Church – is it the building? Or the people?

I went to church today.  It has been a long, long time.  While I pray daily, and read and study scriptures regularly,  I have only been to church a handful of times in the last two to three years.  I think that today was only the second time that I’ve taken communion since the day before my dad died.

It has been over a year since I attended the church that I still think of as my “home” church.

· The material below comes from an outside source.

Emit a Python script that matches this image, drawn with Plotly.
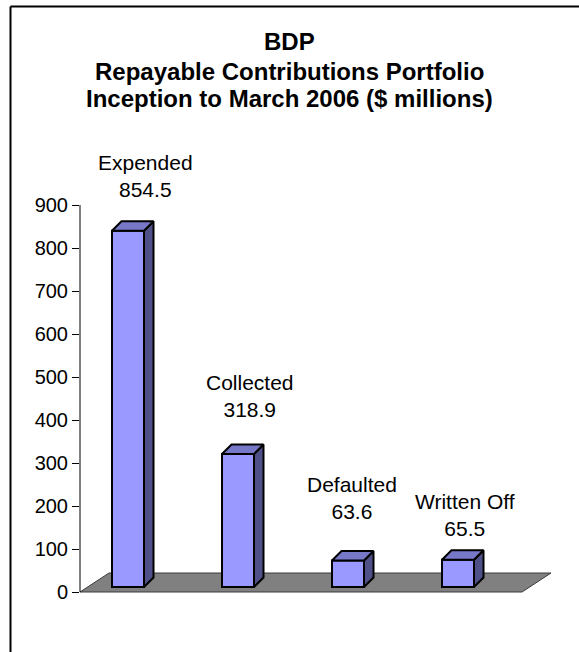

It has been closer to 3 years since I attended any church at all on any kind of regular basis.  I have not been out of fellowship with God.  But during the last few months of my father’s illness, I did feel abandoned by Christian leadership – an elder that I had turned to for help, and was refused.  And when my father died, and I no longer had the responsibility of weekend care for him – I thought “ah – I can start going back to church” – and I didn’t.  For over a year, now, save the rare visit to another congregation, I have not attended church.

I didn’t understand why I wasn’t going back to church.  I enjoyed church.  My home church had an awesome preacher.  I had friends at church.  But I found it so much easier to simply not go.  To sleep late.  To allow the headache to keep me home.  Even on days that I actually got up, got dressed – I would find myself listening to a sermon on the radio, rather than get in the car and go.

I simply didn’t want to go to church.  And as I pondered this, I realized that I felt hurt, abandoned, and angry over the fact that the elder that I had asked to arrange – not to do it himself, but to put up a sign-up list – to bring me and my father communion had turned me down.  At the point in time that I asked this elder, this church leader, about arranging communion, my father and I had not been to church in almost a year.  My father had reached the point in his illness that he needed someone at the house all of the time.   Unless I was out of town on business, I usually was at dad’s house on Saturday afternoon, Saturday night, and Sunday, plus other times during the week.  When he felt up to it, I would drive him to his church.  He had not felt up to going to church for nearly a year.  We both missed communion.  My father’s congregation was very tiny.  Some services, less than 30 people in attendance, and mostly female.  My congregation was much much larger – hundreds of people.  So I asked an elder if he would set up a sign-up sheet for people to bring us communion.  I said “Once a month, even, is better than nothing.”  And he said no.

As I pondered why I wasn’t going back to church, I realized that this sense of betrayed trust from a person whom I respected as an elder and leader of my home church, had resulted in a deep hurt and hidden anger that I had not allow myself to acknowledge.  And this hurt and anger was a huge reason why I felt no desire to return to services.  So I started working on it.  I prayed about it.  I talked about it to my counselor.

And finally, today, I went back to church.

The singing was great.  The sermon was inspirational.  The announcements…

Well, some things had happened, that I hadn’t even noticed.  One of the things that I had always liked about this congregation was the fact that it has tended to be a little more casual in some ways.  People could bring water bottles in with them.  Or travel cups of coffee.  Little snacks for their children.  I’ve always thought that was rather nice.  But today, one of the announcements was that the church had replaced the pews and the carpets recently, and in order to keep them looking nice for as long as possible, do not bring any food or drink into the sanctuary.

I looked around.  I had seen the new decorations on the wall behind the pulpit.  I had not even noticed that the carpet and pews were different.  I had been more interested in people, rather than in furnishings.  When I looked around at the new carpet and pews, I saw several water bottles that people had brought.  And the thought crossed my mind…

Is church the building?  Or is it the people?

And that thought reminded me of another congregation in the area, of the same non-denomination as my “home” church.  Several years ago, I saw that they were putting barriers up over the driveways into the parking lot.  Now, I thought at first that maybe they were going to be sign posts.  But no signs appeared on them.  After pondering what they might be, I actually called the church to find out if my supposition was correct.  To my immense sadness, it was.

They were putting up barriers to prevent tractor trailer rigs from coming onto their parking lot.  They were afraid that such heavy vehicles would tear up their parking lot and they would have to spend money on repairs.  My first thought was “What a wasted opportunity for evangelism.”  My second thought was “I wonder if that is what Jesus would have done.”

Jesus ate with publicans and sinners.  Jesus took opportunities to teach.  Jesus gave us a law of love – to love all people, everywhere, to do good to those who harm us.  He spoke on beaches, hill-sides, in people’s homes, in the synagogues, by wells…where ever he was, he taught and he healed, body and soul.

Is church the building?  Or is it the people?

If church is the building, then by all means, let’s spend money on decorations.  Let’s spend money on carpets and new cushioned pews.  Lets spend money on barriers to keep out people that we don’t want in.  Let’s put rules and regulations into place designed to keep things looking pretty.  Let’s build huge churches, so everyone will know we are there.  Let’s ban water for those who are thirsty, and food for those who hunger.

If church is the people?  Let’s meet their needs, whatever they are, in the best, most loving, Christ-like way that we can.

Is church the building?  Or is it the people?